Instruction. Word for word, give the material below again, minus any images.
[begin Supplied data]
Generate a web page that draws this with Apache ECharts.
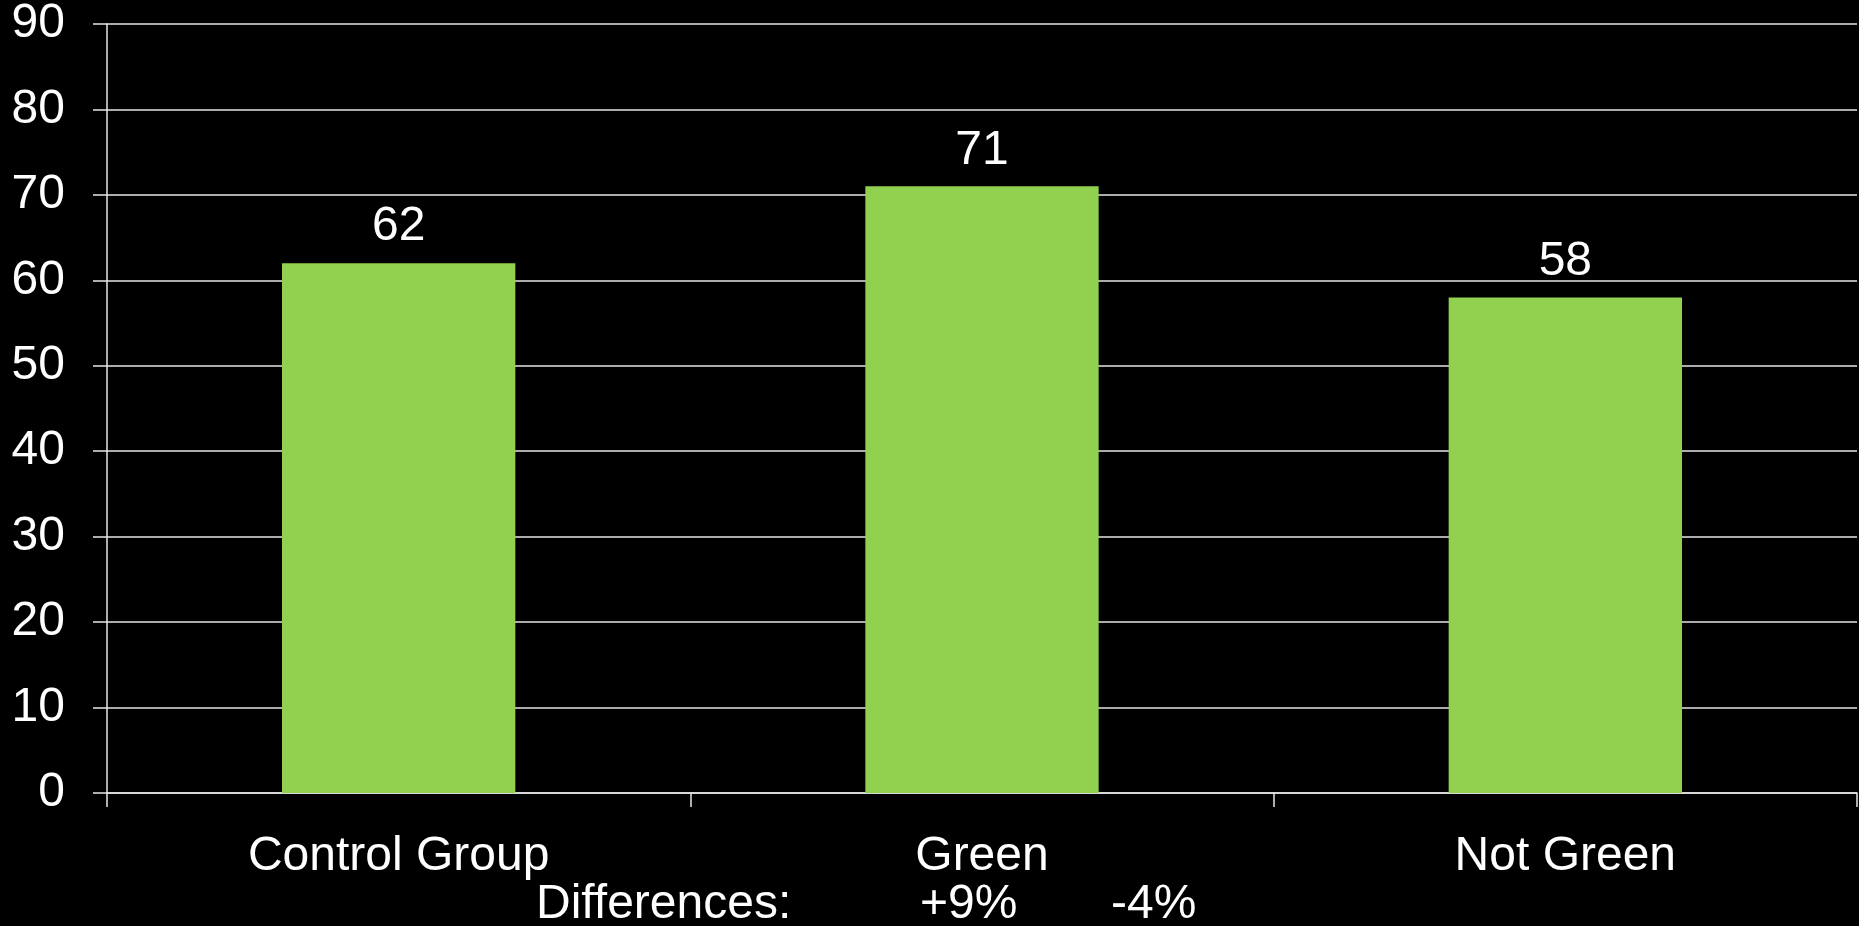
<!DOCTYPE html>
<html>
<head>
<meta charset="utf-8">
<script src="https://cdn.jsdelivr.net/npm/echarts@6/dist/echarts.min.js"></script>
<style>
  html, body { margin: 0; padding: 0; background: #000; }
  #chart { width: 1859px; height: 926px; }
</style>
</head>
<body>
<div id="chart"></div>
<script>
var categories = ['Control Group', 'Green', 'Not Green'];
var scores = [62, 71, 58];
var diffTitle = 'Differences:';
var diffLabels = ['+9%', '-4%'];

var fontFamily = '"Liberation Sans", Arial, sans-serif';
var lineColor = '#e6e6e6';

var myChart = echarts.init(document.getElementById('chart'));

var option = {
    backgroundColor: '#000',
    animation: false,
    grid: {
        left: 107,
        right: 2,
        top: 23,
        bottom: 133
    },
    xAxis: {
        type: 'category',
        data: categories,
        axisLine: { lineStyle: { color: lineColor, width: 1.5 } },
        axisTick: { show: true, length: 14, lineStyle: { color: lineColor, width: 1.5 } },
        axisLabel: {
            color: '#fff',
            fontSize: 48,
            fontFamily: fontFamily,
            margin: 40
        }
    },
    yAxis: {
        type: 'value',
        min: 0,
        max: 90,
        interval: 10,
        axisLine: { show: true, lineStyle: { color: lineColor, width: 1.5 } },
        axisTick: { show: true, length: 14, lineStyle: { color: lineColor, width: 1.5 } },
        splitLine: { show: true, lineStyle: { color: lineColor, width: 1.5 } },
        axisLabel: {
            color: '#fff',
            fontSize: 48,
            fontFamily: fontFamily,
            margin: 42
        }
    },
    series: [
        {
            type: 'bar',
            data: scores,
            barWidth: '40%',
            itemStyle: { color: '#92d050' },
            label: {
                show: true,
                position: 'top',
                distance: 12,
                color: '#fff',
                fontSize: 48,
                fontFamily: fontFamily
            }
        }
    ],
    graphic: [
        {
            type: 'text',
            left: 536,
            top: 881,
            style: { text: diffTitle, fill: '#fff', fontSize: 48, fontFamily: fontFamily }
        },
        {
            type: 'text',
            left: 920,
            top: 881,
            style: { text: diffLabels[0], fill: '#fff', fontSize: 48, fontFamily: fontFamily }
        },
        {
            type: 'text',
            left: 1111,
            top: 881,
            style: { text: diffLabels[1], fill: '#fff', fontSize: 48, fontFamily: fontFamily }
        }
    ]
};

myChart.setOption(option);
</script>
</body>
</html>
[end Supplied data]
Result below.
Generate a web page that draws this with Apache ECharts.
<!DOCTYPE html>
<html>
<head>
<meta charset="utf-8">
<script src="https://cdn.jsdelivr.net/npm/echarts@6/dist/echarts.min.js"></script>
<style>
  html, body { margin: 0; padding: 0; background: #000; }
  #chart { width: 1859px; height: 926px; }
</style>
</head>
<body>
<div id="chart"></div>
<script>
var categories = ['Control Group', 'Green', 'Not Green'];
var scores = [62, 71, 58];
var diffTitle = 'Differences:';
var diffLabels = ['+9%', '-4%'];

var fontFamily = '"Liberation Sans", Arial, sans-serif';
var lineColor = '#e6e6e6';

var myChart = echarts.init(document.getElementById('chart'));

var option = {
    backgroundColor: '#000',
    animation: false,
    grid: {
        left: 107,
        right: 2,
        top: 23,
        bottom: 133
    },
    xAxis: {
        type: 'category',
        data: categories,
        axisLine: { lineStyle: { color: lineColor, width: 1.5 } },
        axisTick: { show: true, length: 14, lineStyle: { color: lineColor, width: 1.5 } },
        axisLabel: {
            color: '#fff',
            fontSize: 48,
            fontFamily: fontFamily,
            margin: 40
        }
    },
    yAxis: {
        type: 'value',
        min: 0,
        max: 90,
        interval: 10,
        axisLine: { show: true, lineStyle: { color: lineColor, width: 1.5 } },
        axisTick: { show: true, length: 14, lineStyle: { color: lineColor, width: 1.5 } },
        splitLine: { show: true, lineStyle: { color: lineColor, width: 1.5 } },
        axisLabel: {
            color: '#fff',
            fontSize: 48,
            fontFamily: fontFamily,
            margin: 42
        }
    },
    series: [
        {
            type: 'bar',
            data: scores,
            barWidth: '40%',
            itemStyle: { color: '#92d050' },
            label: {
                show: true,
                position: 'top',
                distance: 12,
                color: '#fff',
                fontSize: 48,
                fontFamily: fontFamily
            }
        }
    ],
    graphic: [
        {
            type: 'text',
            left: 536,
            top: 881,
            style: { text: diffTitle, fill: '#fff', fontSize: 48, fontFamily: fontFamily }
        },
        {
            type: 'text',
            left: 920,
            top: 881,
            style: { text: diffLabels[0], fill: '#fff', fontSize: 48, fontFamily: fontFamily }
        },
        {
            type: 'text',
            left: 1111,
            top: 881,
            style: { text: diffLabels[1], fill: '#fff', fontSize: 48, fontFamily: fontFamily }
        }
    ]
};

myChart.setOption(option);
</script>
</body>
</html>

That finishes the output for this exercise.